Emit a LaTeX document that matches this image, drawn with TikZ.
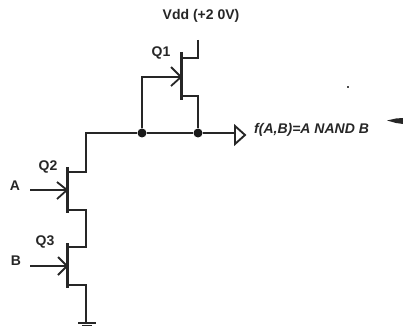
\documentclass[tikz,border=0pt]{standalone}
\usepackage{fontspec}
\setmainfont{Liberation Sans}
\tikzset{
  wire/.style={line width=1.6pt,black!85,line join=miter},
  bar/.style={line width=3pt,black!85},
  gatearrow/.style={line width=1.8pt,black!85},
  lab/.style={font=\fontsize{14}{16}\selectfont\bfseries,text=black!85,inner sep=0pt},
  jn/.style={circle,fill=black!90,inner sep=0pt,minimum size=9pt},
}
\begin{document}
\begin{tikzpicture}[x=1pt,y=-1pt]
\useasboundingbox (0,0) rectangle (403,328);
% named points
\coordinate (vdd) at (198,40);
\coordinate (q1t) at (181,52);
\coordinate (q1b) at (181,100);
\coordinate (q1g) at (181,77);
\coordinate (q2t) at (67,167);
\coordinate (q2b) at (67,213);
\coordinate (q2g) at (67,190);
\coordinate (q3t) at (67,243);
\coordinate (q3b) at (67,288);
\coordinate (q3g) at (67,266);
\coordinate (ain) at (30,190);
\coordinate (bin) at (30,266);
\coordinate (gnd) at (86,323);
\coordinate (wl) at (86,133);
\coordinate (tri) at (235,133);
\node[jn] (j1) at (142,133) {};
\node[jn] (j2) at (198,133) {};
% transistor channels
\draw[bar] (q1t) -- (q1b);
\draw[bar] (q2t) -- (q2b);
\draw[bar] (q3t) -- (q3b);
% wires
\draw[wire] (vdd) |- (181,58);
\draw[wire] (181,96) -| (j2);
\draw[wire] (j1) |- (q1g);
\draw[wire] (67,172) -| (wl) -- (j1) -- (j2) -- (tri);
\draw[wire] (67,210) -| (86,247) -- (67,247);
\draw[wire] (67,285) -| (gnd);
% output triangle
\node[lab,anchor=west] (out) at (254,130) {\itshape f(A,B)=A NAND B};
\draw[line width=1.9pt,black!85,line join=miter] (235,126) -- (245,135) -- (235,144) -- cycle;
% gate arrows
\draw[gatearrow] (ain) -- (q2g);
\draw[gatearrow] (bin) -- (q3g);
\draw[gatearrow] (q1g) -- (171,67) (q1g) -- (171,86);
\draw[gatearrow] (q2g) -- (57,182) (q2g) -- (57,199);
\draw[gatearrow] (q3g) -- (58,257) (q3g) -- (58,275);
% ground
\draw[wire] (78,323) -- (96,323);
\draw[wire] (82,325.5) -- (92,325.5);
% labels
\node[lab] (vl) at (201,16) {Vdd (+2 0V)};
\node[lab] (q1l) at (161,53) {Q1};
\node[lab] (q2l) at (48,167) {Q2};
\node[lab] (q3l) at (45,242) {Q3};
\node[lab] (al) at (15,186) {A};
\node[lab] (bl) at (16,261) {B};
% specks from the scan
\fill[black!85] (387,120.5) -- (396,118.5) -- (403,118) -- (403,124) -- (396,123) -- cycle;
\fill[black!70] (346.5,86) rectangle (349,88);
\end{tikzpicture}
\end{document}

TASK DETAILS: Every line is to be duplicated exactly, though pictures stay out.

RIGHT ANSWER:
Emit a LaTeX document that matches this image, drawn with TikZ.
\documentclass[tikz,border=0pt]{standalone}
\usepackage{fontspec}
\setmainfont{Liberation Sans}
\tikzset{
  wire/.style={line width=1.6pt,black!85,line join=miter},
  bar/.style={line width=3pt,black!85},
  gatearrow/.style={line width=1.8pt,black!85},
  lab/.style={font=\fontsize{14}{16}\selectfont\bfseries,text=black!85,inner sep=0pt},
  jn/.style={circle,fill=black!90,inner sep=0pt,minimum size=9pt},
}
\begin{document}
\begin{tikzpicture}[x=1pt,y=-1pt]
\useasboundingbox (0,0) rectangle (403,328);
% named points
\coordinate (vdd) at (198,40);
\coordinate (q1t) at (181,52);
\coordinate (q1b) at (181,100);
\coordinate (q1g) at (181,77);
\coordinate (q2t) at (67,167);
\coordinate (q2b) at (67,213);
\coordinate (q2g) at (67,190);
\coordinate (q3t) at (67,243);
\coordinate (q3b) at (67,288);
\coordinate (q3g) at (67,266);
\coordinate (ain) at (30,190);
\coordinate (bin) at (30,266);
\coordinate (gnd) at (86,323);
\coordinate (wl) at (86,133);
\coordinate (tri) at (235,133);
\node[jn] (j1) at (142,133) {};
\node[jn] (j2) at (198,133) {};
% transistor channels
\draw[bar] (q1t) -- (q1b);
\draw[bar] (q2t) -- (q2b);
\draw[bar] (q3t) -- (q3b);
% wires
\draw[wire] (vdd) |- (181,58);
\draw[wire] (181,96) -| (j2);
\draw[wire] (j1) |- (q1g);
\draw[wire] (67,172) -| (wl) -- (j1) -- (j2) -- (tri);
\draw[wire] (67,210) -| (86,247) -- (67,247);
\draw[wire] (67,285) -| (gnd);
% output triangle
\node[lab,anchor=west] (out) at (254,130) {\itshape f(A,B)=A NAND B};
\draw[line width=1.9pt,black!85,line join=miter] (235,126) -- (245,135) -- (235,144) -- cycle;
% gate arrows
\draw[gatearrow] (ain) -- (q2g);
\draw[gatearrow] (bin) -- (q3g);
\draw[gatearrow] (q1g) -- (171,67) (q1g) -- (171,86);
\draw[gatearrow] (q2g) -- (57,182) (q2g) -- (57,199);
\draw[gatearrow] (q3g) -- (58,257) (q3g) -- (58,275);
% ground
\draw[wire] (78,323) -- (96,323);
\draw[wire] (82,325.5) -- (92,325.5);
% labels
\node[lab] (vl) at (201,16) {Vdd (+2 0V)};
\node[lab] (q1l) at (161,53) {Q1};
\node[lab] (q2l) at (48,167) {Q2};
\node[lab] (q3l) at (45,242) {Q3};
\node[lab] (al) at (15,186) {A};
\node[lab] (bl) at (16,261) {B};
% specks from the scan
\fill[black!85] (387,120.5) -- (396,118.5) -- (403,118) -- (403,124) -- (396,123) -- cycle;
\fill[black!70] (346.5,86) rectangle (349,88);
\end{tikzpicture}
\end{document}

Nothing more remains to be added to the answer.